• **What the task asks**
Repeat every line exactly, keeping the pictures out of the copy.
★ ★ ★ ★ ★ ★ ★
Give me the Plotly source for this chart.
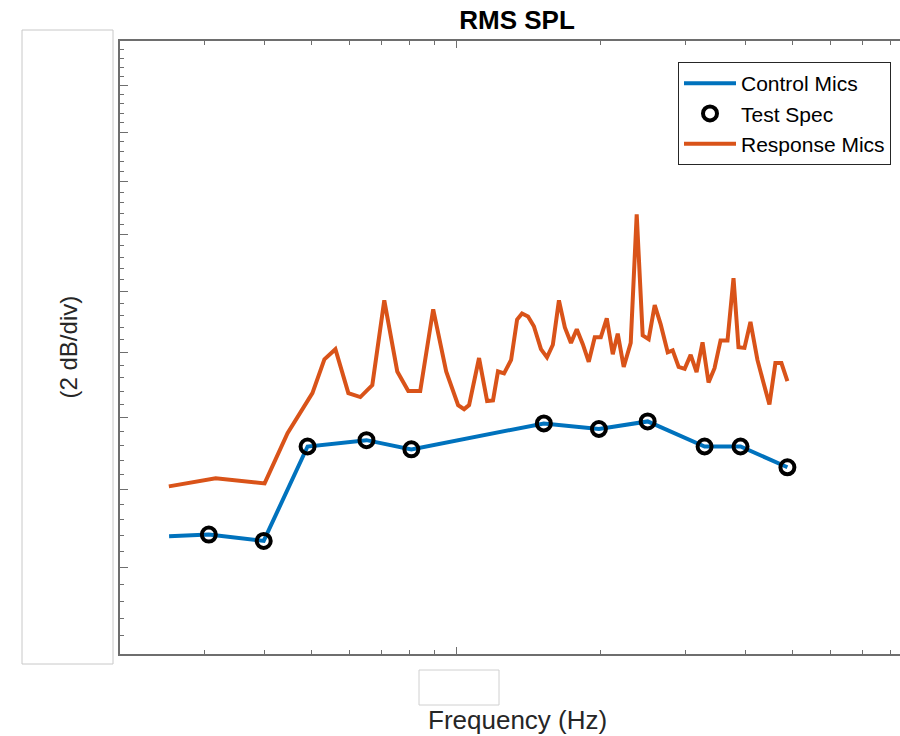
import plotly.graph_objects as go

# Control-microphone average level vs. frequency
control_freq = [25.3, 30.6, 39.8, 49.1, 65.1, 80.7, 152.2, 198.1, 250.2, 328.6, 390.3, 488.5]
control_level = [10.39, 10.41, 10.33, 11.59, 11.68, 11.55, 11.92, 11.84, 11.95, 11.59, 11.59, 11.30]

# Test specification breakpoints
spec_freq = [30.6, 39.8, 49.1, 65.1, 80.7, 152.2, 198.1, 250.2, 328.6, 390.3, 488.5]
spec_level = [10.41, 10.33, 11.59, 11.68, 11.55, 11.92, 11.84, 11.95, 11.59, 11.59, 11.30]

# Response-microphone level vs. frequency
resp_freq = [25.27, 31.62, 39.97, 44.61, 50.25, 53.22, 56.10, 59.69, 63.21, 66.94,
             70.89, 75.44, 79.52, 84.20, 89.60, 95.34, 100.96, 103.9, 106.4, 111.6,
             116.0, 119.3, 122.2, 125.8, 130.1, 133.9, 137.1, 141.1, 145.1, 150.1,
             154.5, 158.9, 163.6, 168.3, 173.3, 178.2, 183.4, 188.7, 194.2, 199.9,
             205.7, 211.7, 216.8, 223.1, 230.7, 237.4, 244.3, 251.4, 258.8, 266.3,
             275.4, 282.0, 290.2, 298.7, 307.4, 316.2, 325.4, 334.9, 344.6, 354.7,
             366.7, 377.4, 386.5, 397.7, 409.3, 423.2, 435.5, 448.2, 461.2, 474.7,
             488.5]
resp_level = [11.04, 11.15, 11.08, 11.78, 12.37, 12.89, 13.05, 12.37, 12.31, 12.49,
              13.85, 12.70, 12.40, 12.40, 13.70, 12.70, 12.19, 12.13, 12.19, 12.91,
              12.25, 12.26, 12.70, 12.67, 12.88, 13.53, 13.63, 13.58, 13.42, 13.05,
              12.92, 13.12, 13.85, 13.40, 13.15, 13.37, 13.13, 12.85, 13.24, 13.24,
              13.55, 12.97, 13.30, 12.77, 13.15, 15.38, 13.27, 13.21, 13.77, 13.45,
              13.00, 13.03, 12.77, 12.74, 12.96, 12.69, 13.16, 12.53, 12.75, 13.19,
              13.19, 14.23, 13.08, 13.07, 13.49, 12.88, 12.53, 12.20, 12.83, 12.83,
              12.55]

# Axis ticks (log axes, labels suppressed)
x_major = [100, 1000]
x_minor = [20, 30, 40, 50, 60, 70, 80, 90, 200, 300, 400, 500, 600, 700, 800, 900]
y_major = list(range(9, 20))
y_minor = [round(v + k * 0.2, 1) for v in y_major[:-1] for k in range(1, 5)]

W, H = 900, 736
L, R, T, B = 120, 0, 41, 82
pw, ph = W - L - R, H - T - B


def px(x):
    return (x - L) / pw


def py(y):
    return (H - B - y) / ph


FONT = "Liberation Sans, Arial, Helvetica, sans-serif"
AX = "#6e6e6e"

fig = go.Figure()
fig.add_trace(go.Scatter(
    x=control_freq, y=control_level, mode="lines", name="Control Mics",
    line=dict(color="#0072BD", width=4)))
fig.add_trace(go.Scatter(
    x=spec_freq, y=spec_level, mode="markers", name="Test Spec",
    marker=dict(symbol="circle-open", size=14, color="black",
                line=dict(color="black", width=4))))
fig.add_trace(go.Scatter(
    x=resp_freq, y=resp_level, mode="lines", name="Response Mics",
    line=dict(color="#D95319", width=4)))

fig.update_xaxes(
    type="log", range=[1.30103, 2.923], showgrid=False, zeroline=False,
    showticklabels=False, showline=True, linecolor=AX, linewidth=1.8,
    mirror="ticks", ticks="inside", tickmode="array", tickvals=x_major,
    ticklen=7, tickwidth=1.3, tickcolor=AX,
    minor=dict(tickmode="array", tickvals=x_minor, ticks="inside",
               ticklen=4, tickwidth=1.3, tickcolor=AX, showgrid=False))
fig.update_yaxes(
    type="log", range=[0.95424, 1.27875], showgrid=False, zeroline=False,
    showticklabels=False, showline=True, linecolor=AX, linewidth=1.8,
    mirror=False, ticks="inside", tickmode="array", tickvals=y_major,
    ticklen=8, tickwidth=1.3, tickcolor=AX,
    minor=dict(tickmode="array", tickvals=y_minor, ticks="inside",
               ticklen=4, tickwidth=1.3, tickcolor=AX, showgrid=False))

fig.update_layout(
    width=W, height=H, margin=dict(l=L, r=R, t=T, b=B, autoexpand=False),
    paper_bgcolor="white", plot_bgcolor="white",
    font=dict(family=FONT, color="#262626"),
    title=dict(text="<b>RMS SPL</b>", x=517 / W, xref="container", xanchor="center",
               y=1 - 20 / H, yref="container", yanchor="middle",
               font=dict(size=26, color="black", family=FONT)),
    legend=dict(x=px(891), y=py(62), xanchor="right", yanchor="top",
                bgcolor="white", bordercolor="#262626", borderwidth=1,
                font=dict(size=21, color="black", family=FONT),
                itemwidth=52, tracegroupgap=0),
    shapes=[
        dict(type="rect", xref="paper", yref="paper",
             x0=px(22), x1=px(113), y0=py(664), y1=py(30),
             line=dict(color="#c8c8c8", width=1), fillcolor="rgba(0,0,0,0)"),
        dict(type="rect", xref="paper", yref="paper",
             x0=px(419), x1=px(499), y0=py(705), y1=py(670),
             line=dict(color="#d0d0d0", width=1), fillcolor="rgba(0,0,0,0)"),
    ],
    annotations=[
        dict(text="Frequency (Hz)", xref="paper", yref="paper",
             x=px(517), y=py(720), xanchor="center", yanchor="middle",
             showarrow=False, font=dict(size=26, color="#262626", family=FONT)),
        dict(text="(2 dB/div)", xref="paper", yref="paper", textangle=-90,
             x=px(68), y=0.5, xanchor="center", yanchor="middle",
             showarrow=False, font=dict(size=24, color="#262626", family=FONT)),
    ],
)

fig.write_html("out.html")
★ ★ ★ ★ ★ ★ ★
• **Full response**
Give me the Plotly source for this chart.
import plotly.graph_objects as go

# Control-microphone average level vs. frequency
control_freq = [25.3, 30.6, 39.8, 49.1, 65.1, 80.7, 152.2, 198.1, 250.2, 328.6, 390.3, 488.5]
control_level = [10.39, 10.41, 10.33, 11.59, 11.68, 11.55, 11.92, 11.84, 11.95, 11.59, 11.59, 11.30]

# Test specification breakpoints
spec_freq = [30.6, 39.8, 49.1, 65.1, 80.7, 152.2, 198.1, 250.2, 328.6, 390.3, 488.5]
spec_level = [10.41, 10.33, 11.59, 11.68, 11.55, 11.92, 11.84, 11.95, 11.59, 11.59, 11.30]

# Response-microphone level vs. frequency
resp_freq = [25.27, 31.62, 39.97, 44.61, 50.25, 53.22, 56.10, 59.69, 63.21, 66.94,
             70.89, 75.44, 79.52, 84.20, 89.60, 95.34, 100.96, 103.9, 106.4, 111.6,
             116.0, 119.3, 122.2, 125.8, 130.1, 133.9, 137.1, 141.1, 145.1, 150.1,
             154.5, 158.9, 163.6, 168.3, 173.3, 178.2, 183.4, 188.7, 194.2, 199.9,
             205.7, 211.7, 216.8, 223.1, 230.7, 237.4, 244.3, 251.4, 258.8, 266.3,
             275.4, 282.0, 290.2, 298.7, 307.4, 316.2, 325.4, 334.9, 344.6, 354.7,
             366.7, 377.4, 386.5, 397.7, 409.3, 423.2, 435.5, 448.2, 461.2, 474.7,
             488.5]
resp_level = [11.04, 11.15, 11.08, 11.78, 12.37, 12.89, 13.05, 12.37, 12.31, 12.49,
              13.85, 12.70, 12.40, 12.40, 13.70, 12.70, 12.19, 12.13, 12.19, 12.91,
              12.25, 12.26, 12.70, 12.67, 12.88, 13.53, 13.63, 13.58, 13.42, 13.05,
              12.92, 13.12, 13.85, 13.40, 13.15, 13.37, 13.13, 12.85, 13.24, 13.24,
              13.55, 12.97, 13.30, 12.77, 13.15, 15.38, 13.27, 13.21, 13.77, 13.45,
              13.00, 13.03, 12.77, 12.74, 12.96, 12.69, 13.16, 12.53, 12.75, 13.19,
              13.19, 14.23, 13.08, 13.07, 13.49, 12.88, 12.53, 12.20, 12.83, 12.83,
              12.55]

# Axis ticks (log axes, labels suppressed)
x_major = [100, 1000]
x_minor = [20, 30, 40, 50, 60, 70, 80, 90, 200, 300, 400, 500, 600, 700, 800, 900]
y_major = list(range(9, 20))
y_minor = [round(v + k * 0.2, 1) for v in y_major[:-1] for k in range(1, 5)]

W, H = 900, 736
L, R, T, B = 120, 0, 41, 82
pw, ph = W - L - R, H - T - B


def px(x):
    return (x - L) / pw


def py(y):
    return (H - B - y) / ph


FONT = "Liberation Sans, Arial, Helvetica, sans-serif"
AX = "#6e6e6e"

fig = go.Figure()
fig.add_trace(go.Scatter(
    x=control_freq, y=control_level, mode="lines", name="Control Mics",
    line=dict(color="#0072BD", width=4)))
fig.add_trace(go.Scatter(
    x=spec_freq, y=spec_level, mode="markers", name="Test Spec",
    marker=dict(symbol="circle-open", size=14, color="black",
                line=dict(color="black", width=4))))
fig.add_trace(go.Scatter(
    x=resp_freq, y=resp_level, mode="lines", name="Response Mics",
    line=dict(color="#D95319", width=4)))

fig.update_xaxes(
    type="log", range=[1.30103, 2.923], showgrid=False, zeroline=False,
    showticklabels=False, showline=True, linecolor=AX, linewidth=1.8,
    mirror="ticks", ticks="inside", tickmode="array", tickvals=x_major,
    ticklen=7, tickwidth=1.3, tickcolor=AX,
    minor=dict(tickmode="array", tickvals=x_minor, ticks="inside",
               ticklen=4, tickwidth=1.3, tickcolor=AX, showgrid=False))
fig.update_yaxes(
    type="log", range=[0.95424, 1.27875], showgrid=False, zeroline=False,
    showticklabels=False, showline=True, linecolor=AX, linewidth=1.8,
    mirror=False, ticks="inside", tickmode="array", tickvals=y_major,
    ticklen=8, tickwidth=1.3, tickcolor=AX,
    minor=dict(tickmode="array", tickvals=y_minor, ticks="inside",
               ticklen=4, tickwidth=1.3, tickcolor=AX, showgrid=False))

fig.update_layout(
    width=W, height=H, margin=dict(l=L, r=R, t=T, b=B, autoexpand=False),
    paper_bgcolor="white", plot_bgcolor="white",
    font=dict(family=FONT, color="#262626"),
    title=dict(text="<b>RMS SPL</b>", x=517 / W, xref="container", xanchor="center",
               y=1 - 20 / H, yref="container", yanchor="middle",
               font=dict(size=26, color="black", family=FONT)),
    legend=dict(x=px(891), y=py(62), xanchor="right", yanchor="top",
                bgcolor="white", bordercolor="#262626", borderwidth=1,
                font=dict(size=21, color="black", family=FONT),
                itemwidth=52, tracegroupgap=0),
    shapes=[
        dict(type="rect", xref="paper", yref="paper",
             x0=px(22), x1=px(113), y0=py(664), y1=py(30),
             line=dict(color="#c8c8c8", width=1), fillcolor="rgba(0,0,0,0)"),
        dict(type="rect", xref="paper", yref="paper",
             x0=px(419), x1=px(499), y0=py(705), y1=py(670),
             line=dict(color="#d0d0d0", width=1), fillcolor="rgba(0,0,0,0)"),
    ],
    annotations=[
        dict(text="Frequency (Hz)", xref="paper", yref="paper",
             x=px(517), y=py(720), xanchor="center", yanchor="middle",
             showarrow=False, font=dict(size=26, color="#262626", family=FONT)),
        dict(text="(2 dB/div)", xref="paper", yref="paper", textangle=-90,
             x=px(68), y=0.5, xanchor="center", yanchor="middle",
             showarrow=False, font=dict(size=24, color="#262626", family=FONT)),
    ],
)

fig.write_html("out.html")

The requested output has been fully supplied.